[1] Ottin was responsible for the assembly in 1834 of the vast surtout de table of hunting vignettes, commissioned for the Tuileries Garden by Louis-Philippe's heir, Ferdinand-Philippe, duc d'Orléans, and entrusted to the supervision of Claude-Aimé Chenavard, who gave much of the sculptural work to Antoine-Louis Barye, the celebrated animalier.
[1] His 1846 "Indian Hunter Surprised by a Boa" in bronze resulted in the awarding of a medal and was a featured piece under the center dome of the New York Crystal Palace in 1853,[4] and was later mounted at Fontainebleau Chateau outside Paris.
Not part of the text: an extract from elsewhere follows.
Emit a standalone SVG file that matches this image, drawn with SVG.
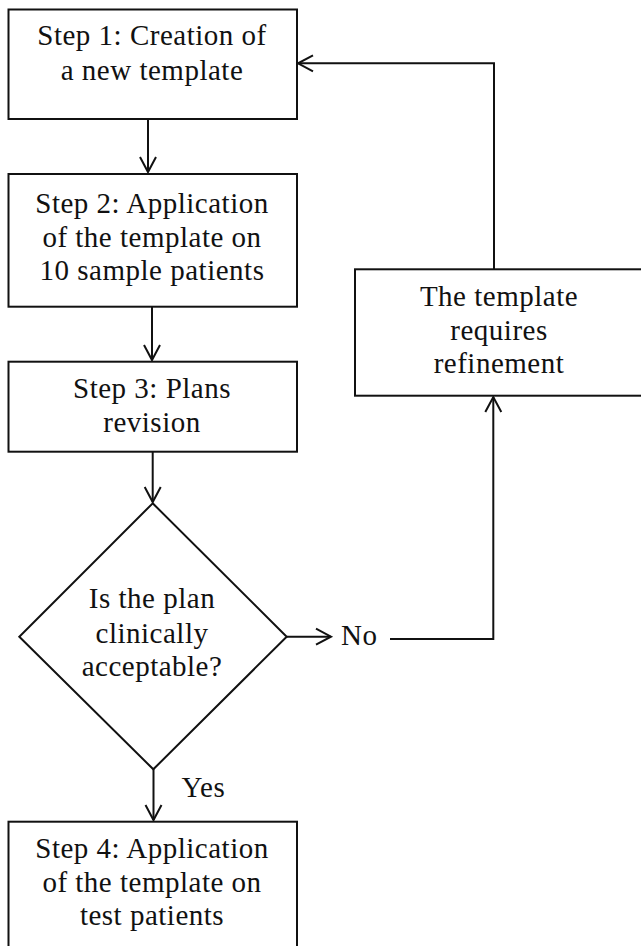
<svg xmlns="http://www.w3.org/2000/svg" width="641" height="946" viewBox="0 0 641 946">
<style>
.box{fill:#fff;stroke:#111;stroke-width:2}
.ln{fill:none;stroke:#111;stroke-width:2}
.hd{fill:none;stroke:#111;stroke-width:2;stroke-linejoin:miter}
text{font-family:"Liberation Serif","DejaVu Serif",serif;font-size:29px;letter-spacing:0.5px;fill:#111}
.c{text-anchor:middle}
</style>
<rect width="641" height="946" fill="#fff"/>
<g id="connectors">
<line class="ln" x1="148" y1="119" x2="148" y2="172"/>
<polyline class="hd" points="140,157 148,172 156,157"/>
<line class="ln" x1="152" y1="307" x2="152" y2="360"/>
<polyline class="hd" points="144,345 152,360 160,345"/>
<line class="ln" x1="152.7" y1="452" x2="152.7" y2="502"/>
<polyline class="hd" points="144.7,487 152.7,502 160.7,487"/>
<line class="ln" x1="153.5" y1="769" x2="153.5" y2="820"/>
<polyline class="hd" points="145.5,805 153.5,820 161.5,805"/>
<line class="ln" x1="287" y1="636.7" x2="331" y2="636.7"/>
<polyline class="hd" points="316,628.7 331,636.7 316,644.7"/>
<polyline class="ln" points="390,639 493.3,639 493.3,397"/>
<polyline class="hd" points="485.3,412 493.3,397 501.3,412"/>
<polyline class="ln" points="494,269 494,63.3 298,63.3"/>
<polyline class="hd" points="313,55.3 298,63.3 313,71.3"/>
<text x="341" y="645">No</text>
<text x="181.5" y="797">Yes</text>
</g>
<g id="step1">
<rect class="box" x="8.5" y="9.5" width="288.5" height="109.5"/>
<text class="c" x="152" y="45">Step 1: Creation of</text>
<text class="c" x="152" y="80">a new template</text>
</g>
<g id="step2">
<rect class="box" x="8.5" y="174" width="288.5" height="132.7"/>
<text class="c" x="152" y="213">Step 2: Application</text>
<text class="c" x="152" y="247">of the template on</text>
<text class="c" x="152" y="280">10 sample patients</text>
</g>
<g id="step3">
<rect class="box" x="8.5" y="361.7" width="288.5" height="90"/>
<text class="c" x="152" y="398">Step 3: Plans</text>
<text class="c" x="152" y="432">revision</text>
</g>
<g id="decision">
<polygon class="box" points="152.7,503.3 286.7,636.7 153.3,769.3 19.3,636.7"/>
<text class="c" x="152" y="608">Is the plan</text>
<text class="c" x="152" y="643">clinically</text>
<text class="c" x="152" y="676">acceptable?</text>
</g>
<g id="refine">
<rect class="box" x="355" y="269.3" width="289" height="126.4"/>
<text class="c" x="499" y="306">The template</text>
<text class="c" x="499" y="340">requires</text>
<text class="c" x="499" y="373">refinement</text>
</g>
<g id="step4">
<rect class="box" x="8.5" y="821.7" width="288.5" height="140"/>
<text class="c" x="152" y="858">Step 4: Application</text>
<text class="c" x="152" y="892">of the template on</text>
<text class="c" x="152" y="925">test patients</text>
</g>
</svg>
Ottin's Laure de Noves (1850), Petrarch's Laura, is one of a series of Queens of France and historical ladies that had been commissioned for the Jardin du Luxembourg under Louis-Philippe.
In 1866 he was commissioned to provide a sculptural centrepiece for the Medici Fountain in the Jardin du Luxembourg, one of the few survivals of Salomon de Brosse's gardens for Marie de Medici; the nymphaeum of rockwork in an architectural frame was being moved from its former location to make way for widening of a carriageway, part of Baron Haussmann's improvements.
He also provided standing females representing northern French cities for the less-demanding programme of the Gare du Nord[6] Among similar commissions are his statues of Euthymenes and Pytheas for the Bourse, Marseille.